Cela fait au moins 5 ans que la Cour des Comptes étrille les CAF. Un plan d’amélioration a bien été lancé en 2023. Il a été appliqué aux trois quarts fin 2024. Résultat ? « Aucune amélioration notable », selon la Cour.

La situation s’aggrave avec une irresponsabilité qui essaime. Il est urgent d’appliquer à la Sécurité Sociale une version du DOGE américain à l’aide de la technologie et de l’IA, pour traquer non seulement la fraude qui est réelle, mais aussi les erreurs de calcul et les paiements indus. Cela demande aussi une réorganisation managériale des CAF, avec des changements de statuts et des licenciements de certains managers.

Parlons désormais des actifs numériques.

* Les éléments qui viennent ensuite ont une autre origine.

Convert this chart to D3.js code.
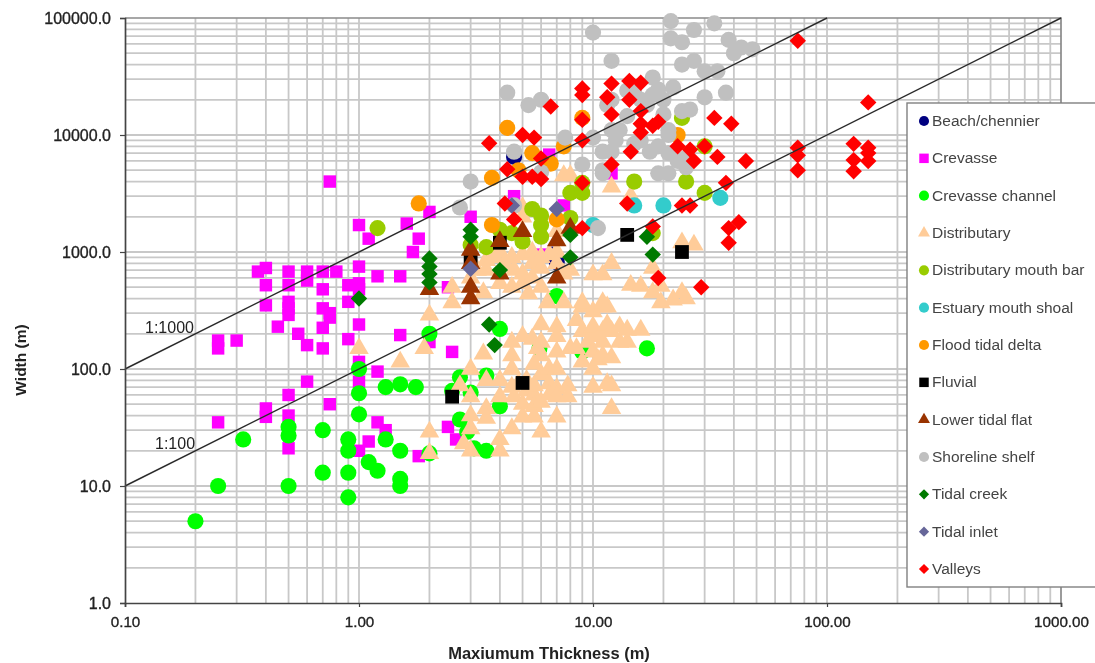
<!DOCTYPE html>
<html><head><meta charset="utf-8">
<script src="https://cdn.jsdelivr.net/npm/d3@7"></script>
<style>html,body{margin:0;padding:0;background:#fff}svg{display:block;font-family:"Liberation Sans",Arial,sans-serif;filter:blur(.6px)}</style>
</head><body><svg id="c" width="1095" height="663"></svg>
<script>
const xMajor=[0.1,1,10,100,1000];
const yMajor=[1,10,100,1000,10000,100000];
const beach=[[4.6,6500],[6.7,950],[7,820]];
const crevasse=[[0.75,4000],[1,1700],[1.1,1300],[1.6,1750],[1.8,1300],[1.7,1000],[0.4,730],[0.37,680],[0.5,680],[0.6,680],[0.7,680],[0.8,680],[1,750],[1.2,620],[1.5,620],[0.4,520],[0.5,520],[0.6,570],[0.7,480],[0.9,520],[1,540],[1,480],[0.4,350],[0.5,375],[0.5,330],[0.5,290],[0.7,330],[0.75,300],[0.75,275],[0.9,375],[1,240],[0.45,230],[0.7,225],[0.55,200],[0.6,160],[0.7,150],[0.9,180],[1.5,195],[0.25,175],[0.25,150],[0.3,175],[1,115],[1.2,95],[1,78],[0.6,78],[0.5,60],[0.4,46],[0.4,39],[0.5,40],[0.75,50],[0.25,35],[0.5,21],[1.2,35],[1.3,30],[1.1,24],[1,20],[1.8,18],[2.5,140],[2.4,32],[2.6,25],[2,170],[2,2200],[2.4,500],[3,2000],[4.6,3000],[7.5,2500],[6,950],[6.5,6800],[12,4700]];
const crevasseChannel=[[0.2,5],[0.25,10],[0.32,25],[0.5,32],[0.5,27],[0.5,10],[0.7,30],[0.7,13],[0.9,25],[0.9,20],[0.9,13],[0.9,8],[1,100],[1,62],[1,41],[1.1,16],[1.2,13.5],[1.3,25],[1.3,70],[1.5,74],[1.75,70],[1.5,20],[1.5,11.5],[1.5,10],[2,200],[2.7,85],[2.5,65],[3.5,88],[4,220],[2.7,37],[2.9,29],[3.1,21],[3.5,20],[2,19],[17,150],[5.9,150],[9,140],[3,63],[4,48],[7,420]];
const distributary=[[1,150],[1.5,115],[1.9,150],[2,290],[2,29],[2,19],[2.5,370],[2.5,500],[2.7,72],[2.8,23],[3,100],[3,58],[3,40],[3,31],[3,20],[3,600],[3.2,700],[3.4,135],[3.4,450],[3.5,850],[3.5,700],[3.5,80],[3.5,46],[3.5,38],[3.8,900],[4,80],[4,58],[4,25],[4,20],[4,540],[4,1000],[4.2,800],[4.5,170],[4.5,130],[4.5,100],[4.5,500],[4.5,31],[4.5,900],[4.5,70],[4.6,58],[4.6,700],[4.8,75],[5,190],[5,50],[5,39],[5,540],[5,950],[5,2400],[5,2000],[5,650],[5.2,80],[5.2,65],[5.3,440],[5.5,1000],[5.5,800],[5.5,600],[5.5,180],[5.6,110],[5.6,60],[5.6,72],[5.6,48],[5.6,39],[5.8,150],[6,240],[6,170],[6,130],[6,29],[6,730],[6,900],[6,500],[6,90],[6,52],[6.4,370],[6.5,950],[6.5,100],[6.5,75],[6.5,60],[7,230],[7,190],[7,140],[7,100],[7,68],[7,58],[7,39],[7,1000],[7,800],[7,1500],[7.5,370],[7.5,650],[7.5,4500],[7.8,72],[7.8,58],[8,150],[8,700],[8,4500],[8.5,150],[8.5,260],[9,115],[9,340],[9,370],[9,210],[9.5,170],[10,100],[10,140],[10,190],[10,230],[10,310],[10,70],[10,640],[10.5,120],[11,340],[11,170],[11,370],[11,640],[11,210],[11,130],[11.5,340],[11.5,240],[11.5,75],[12,125],[12,72],[12,46],[12,800],[12,3600],[12,210],[13,230],[13,170],[14,215],[14,170],[14.5,520],[14.5,3000],[16,215],[16,510],[18,730],[18,450],[19.5,510],[19.5,370],[22,390],[24,450],[25,400],[24,1200],[27,1150]];
const mouthBar=[[15,4000],[25,4000],[1.2,1600],[3.5,1100],[4,1550],[4.5,1450],[5,1230],[5.5,2330],[6,2050],[6,1700],[6,1350],[8,3200],[9,3200],[8,1950],[3,1150],[24,14000],[30,3200],[9,3900],[30,8000],[18,1450]];
const estuaryShoal=[[15,2500],[20,2500],[10,1700],[35,2900]];
const floodDelta=[[1.8,2600],[3.7,4300],[3.7,1700],[7,1900],[4.3,11500],[5.5,7000],[6.6,5700],[4.8,5000],[9,14000],[23,10000],[7.5,8000]];
const fluvial=[[24,1000],[14,1400],[5,76],[2.5,58],[4,1200],[3,850]];
const lowerTidalFlat=[[2,480],[3,1040],[4,1230],[5,1500],[7,1250],[7,600],[3,500],[3,400],[3,800],[4,650],[8,1600]];
const shorelineShelf=[[21.5,94000],[33,90000],[27,79000],[10,75000],[21.5,67000],[24,62000],[38,65000],[40,50000],[43,56000],[48,54000],[12,43000],[24,40000],[27,43000],[30,35000],[34,35000],[18,31000],[4.3,23000],[6,20000],[5.3,18000],[19,24500],[22,25500],[18,22000],[30,21000],[37,23000],[24,16000],[26,16500],[21,11000],[21,10000],[10,9500],[7.6,9500],[4.6,7200],[11,7200],[12,7200],[17.5,7200],[21,7000],[25,6400],[9,5600],[11,5000],[19,4700],[21,4700],[25,5300],[6,4800],[3,4000],[12,20000],[11.5,18000],[14,24000],[14,14500],[12,11000],[13,11000],[15,23000],[15,8400],[2.7,2400],[10.5,1600],[4.6,2500],[11,4700],[16,20000],[17,18000],[20,20000],[20,15000],[16,9000],[19,8000],[23,6000],[12.5,9000]];
const tidalCreek=[[3,1550],[3,1350],[2,880],[2,750],[2,650],[2,550],[4,700],[8,1400],[8,900],[17,1350],[18,950],[3.6,240],[3.8,160],[1,400]];
const tidalInlet=[[3,720],[7,2330],[4.5,2500]];
const valleys=[[75,64000],[150,19000],[75,7800],[75,6700],[75,5000],[130,8400],[130,6100],[130,4900],[150,7800],[150,7000],[150,6000],[33,14000],[39,12500],[30,8000],[34,6500],[45,6000],[37,3900],[42,1800],[38,1600],[38,1200],[29,500],[14.3,29000],[16,28000],[12,27500],[9,25000],[9,22000],[11.5,21000],[14.3,20000],[6.6,17500],[12,15000],[16,16000],[9,13500],[16,12500],[16,10500],[19,13000],[18,12000],[9,9000],[5,10000],[5.6,9500],[3.6,8500],[14.5,7200],[23,8000],[26,7500],[27,6000],[6,6300],[12,5600],[4.3,5100],[5,4400],[5.5,4400],[6,4200],[9,3900],[4.2,2600],[4.6,1900],[9,1600],[14,2600],[24,2500],[26,2500],[18,1650],[19,600]];
const seriesNames=["Beach/chennier","Crevasse","Crevasse channel","Distributary","Distributary mouth bar","Estuary mouth shoal","Flood tidal delta","Fluvial","Lower tidal flat","Shoreline shelf","Tidal creek","Tidal inlet","Valleys"];
const seriesData=[beach,crevasse,crevasseChannel,distributary,mouthBar,estuaryShoal,floodDelta,fluvial,lowerTidalFlat,shorelineShelf,tidalCreek,tidalInlet,valleys];
const seriesColors=["#000080","#FF00FF","#00FF00","#FFCC99","#99CC00","#33CCCC","#FF9900","#000000","#993300","#C0C0C0","#007A00","#666699","#FF0000"];
const seriesShapes=["circle","square","circle","triangle","circle","circle","circle","fluvial","triangle","circle","diamond","diamond","diamond"];
const refLines=[{ratio:1000,label:"1:1000"},{ratio:100,label:"1:100"}];

const L=125,R=1061,T=18,B=603;
const x=d3.scaleLog().domain([0.1,1000]).range([L,R]);
const y=d3.scaleLog().domain([1,100000]).range([B,T]);
const svg=d3.select("#c");
const minors=m=>m.slice(0,-1).flatMap(v=>d3.range(2,10).map(k=>v*k));
const grid=svg.append("g").attr("stroke","#c8c8c8").attr("stroke-width",1.8);
grid.selectAll(".gx").data(minors(xMajor).concat(xMajor.slice(1,-1))).join("line").attr("x1",d=>x(d)).attr("x2",d=>x(d)).attr("y1",T).attr("y2",B);
grid.selectAll(".gy").data(minors(yMajor).concat(yMajor.slice(1,-1))).join("line").attr("y1",d=>y(d)).attr("y2",d=>y(d)).attr("x1",L).attr("x2",R);
svg.append("path").attr("d",`M${L},${T}H${R}V${B}`).attr("fill","none").attr("stroke","#8a8a8a").attr("stroke-width",1.7);

const shapePath={circle:[d3.symbolCircle,205],square:[d3.symbolSquare,155],triangle:[d3.symbolTriangle,165],diamond:[d3.symbolSquare,135],fluvial:[d3.symbolSquare,190]};
const legendPath={circle:[d3.symbolCircle,80],square:[d3.symbolSquare,90],triangle:[d3.symbolTriangle,62],diamond:[d3.symbolSquare,52],fluvial:[d3.symbolSquare,90]};
function mark(sel,shape,table){
  const [t,s]=table[shape];
  sel.attr("d",d3.symbol(t,s)());
}
seriesData.forEach((data,i)=>{
  const shape=seriesShapes[i];
  svg.append("g").selectAll("path").data(data).join("path")
    .call(mark,shape,shapePath)
    .attr("fill",seriesColors[i])
    .attr("transform",d=>`translate(${x(d[0])},${y(d[1])})`+(shape==="diamond"?" rotate(45)":""));
});
refLines.forEach(r=>{
  const x0=0.1,x1=100000/r.ratio;
  svg.append("line").attr("x1",x(x0)).attr("y1",y(x0*r.ratio)).attr("x2",x(x1)).attr("y2",y(x1*r.ratio)).attr("stroke","#2b2b2b").attr("stroke-width",1.5);
});
svg.append("text").text(refLines[0].label).attr("x",145).attr("y",333).attr("font-size",16).attr("fill","#222");
svg.append("text").text(refLines[1].label).attr("x",155).attr("y",449).attr("font-size",16).attr("fill","#222");

const ax=svg.append("g").attr("transform",`translate(0,${B})`).call(d3.axisBottom(x).tickValues(xMajor).tickFormat(d=>d.toFixed(2)).tickSize(4).tickPadding(9));
const ay=svg.append("g").attr("transform",`translate(${L},0)`).call(d3.axisLeft(y).tickValues(yMajor).tickFormat(d=>d.toFixed(1)).tickSize(5).tickPadding(9));
[ax,ay].forEach(a=>{
  a.select(".domain").attr("stroke","#444").attr("stroke-width",1.7);
  a.selectAll("line").attr("stroke","#444").attr("stroke-width",1.2);
  a.selectAll("text").attr("font-family",'"Liberation Sans",Arial,sans-serif').attr("fill","#222").attr("stroke","#222").attr("stroke-width",0.35);
});
ax.selectAll("text").attr("font-size",15.2);
ay.selectAll("text").attr("font-size",16);
svg.append("text").text("Width (m)").attr("transform","translate(26,360) rotate(-90)").attr("text-anchor","middle").attr("font-size",15.5).attr("font-weight",700).attr("fill","#222");
svg.append("text").text("Maxiumum Thickness (m)").attr("x",549).attr("y",658.5).attr("text-anchor","middle").attr("font-size",16.5).attr("font-weight",700).attr("fill","#222");

svg.append("rect").attr("x",907).attr("y",103).attr("width",200).attr("height",484).attr("fill","#fff").attr("stroke","#808080").attr("stroke-width",1.4);
const ly=d3.scaleLinear().domain([0,12]).range([121,569]);
seriesNames.forEach((n,i)=>{
  const shape=seriesShapes[i];
  svg.append("path").call(mark,shape,legendPath).attr("fill",seriesColors[i])
    .attr("transform",`translate(924,${ly(i)})`+(shape==="diamond"?" rotate(45)":""));
  svg.append("text").text(n).attr("x",932).attr("y",ly(i)+5).attr("font-size",15.5).attr("fill","#444");
});
</script></body></html>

Dans une tribune, vous écrivez notamment que les crypto-actifs constituent un « levier stratégique ». Pourriez-vous développer ?

Chaque nation peut mieux mobiliser ses ressources locales et spécificités en utilisant les cryptos-actifs, qui constituent un édifice financier global et fluide par nature, avec moins d’intermédiaires, de frais et d’obstacles en tout genre aux flux de capitaux.

Si les États-Unis de Donald Trump montrent la voie notamment avec une libéralisation des stablecoins (cryptomonnaies dont la valeur est indexée sur un actif stable, ndlr), qui vont permettre d’ailleurs à l’Amérique de mieux financer sa dette publique, de nombreux États émergents ont intérêt à développer leur infrastructure crypto prioritairement.

Aujourd’hui, les flux financiers dans le monde traditionnel sont encore limités, mais demain, le nouvel écosystème numérique permettra plus facilement d’investir au Brésil, au Kazakhstan ou au Moyen Orient.

Pourquoi les actifs numériques continuent-ils de susciter des réticences, notamment en France ?

Vieux réflexe atavique contre la finance et l’argent… Les pouvoirs publics ne cessent d’entraver l’écosystème des actifs numériques. Dernière attaque en date : l’AMF qui précise que très peu de dossiers de start-up seront in fine validés comme respectant la réglementation européenne MICA.

Ainsi, une institution publique, financée par nos impôts, se permet d’annoncer qu’elle va vraisemblablement détruire de nombreuses start-up « cryptos » – à part peut être celles lancées par les copains de la BPI ou du gouvernement actuel.

Tout cela n’est pas sérieux et montre à quel point les politiques ont une vision dogmatique et rétrograde du sujet.